Le Paradou un modèle à suivre 

Sur le plan du jeu, nous sommes d’accord avec le sélectionneur national Djamel Belmadi qui a déclaré «que le Paradou a produit le football le plus attrayant.» On peut imaginer que si le PAC aurait bénéficié des ses joueurs transférés à l’étranger, il aurait fini très largement en tête sans aucun doute. Même les clubs à la moyenne d’âge basse ne sont pas assurés de poursuivre sur leur lancée dans la mesure où, encore une fois, les effectifs sont appelés à être changés cet été avec la forte tentation du recrutement. Enfin, force est de déplorer que certains arbitres n’ont pas été à la hauteur, même si tout un chacun reconnait la difficulté de leur tâche. Dans de telles conditions, il est illusoire de s’attendre à voir un championnat de bon niveau. Les chiffres parlent d’eux-mêmes. Le champion est censé être supérieur à ses rivaux. Or, l’USMA a dû attendre la dernière journée pour s’approprier le titre, avec un bilan significatif -à savoir sept défaites- qui l’installe dans le lot des champions de niveau moyen. Si son attaque a carburé, sa défense n’a pas fait preuve de solidité, avec 29 buts encaissés, ce qui explique sa précoce élimination de la Ligue des champions d’Afrique, à l’inverse des clubs tunisiens et marocains qui se distinguent actuellement sur la scène continentale. 

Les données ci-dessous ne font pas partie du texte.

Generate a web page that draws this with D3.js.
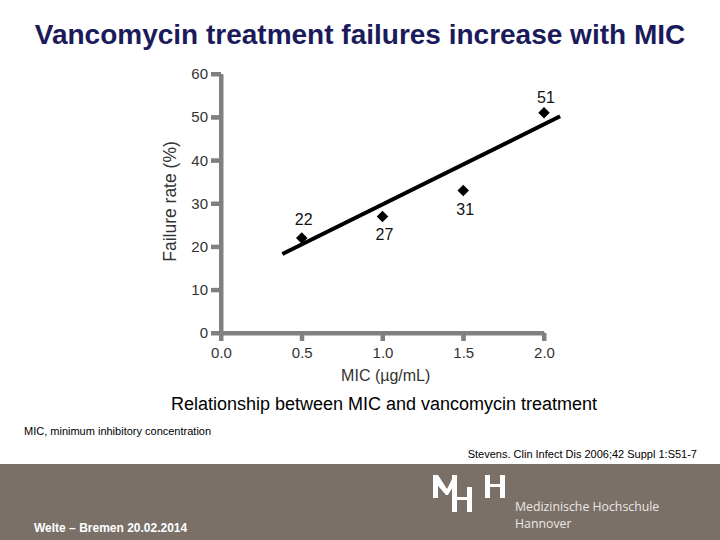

Un symposium, pour quoi faire? 

Au mois de décembre 2017, s’est tenu, avec force publicité, un symposium destiné «à la refonte du football algérien». Des résolutions ont été prises et des recommandations faites. Pour quels résultats sur le terrain ? Alors, où sont les solutions pour sortir cette discipline de la crise ? Il faudrait sans doute une vraie et profonde réforme, à l’instar de celle de 1977 qui a donné ses fruits les années suivantes. On nous rétorquera sans doute que les temps et la société ont changé, les données n’étant plus les mêmes, statut professionnel oblige, conformément aux prescriptions édictées par la FIFA, instaurant des droits et des devoirs. Certes, le problème est complexe, mais, répétons-le encore une fois, le remède existe et a pour non la formation continue par la création d’académies et de centres qui vont surgir dans le pays si l’on prend en compte les dernières décisions prises par le MJS, obligeant les clubs nantis et à forte assise populaire à ouvrir leurs centres. Après tout, comme l’a souligné Djamel Belmadi, «pourquoi un club sans stade, sans histoire et sans public, a réussi la gageure de mettre sur pied un club viable et performant grâce à son Académie et à son organisation. Alors, imaginez ce qui pourrait se réaliser ailleurs». Mais cela suppose du travail, de la passion et de la patience, des vertus, hélas, très rares actuellement où la politique du résultat immédiat reste le souci majeur des acteurs du football algérien.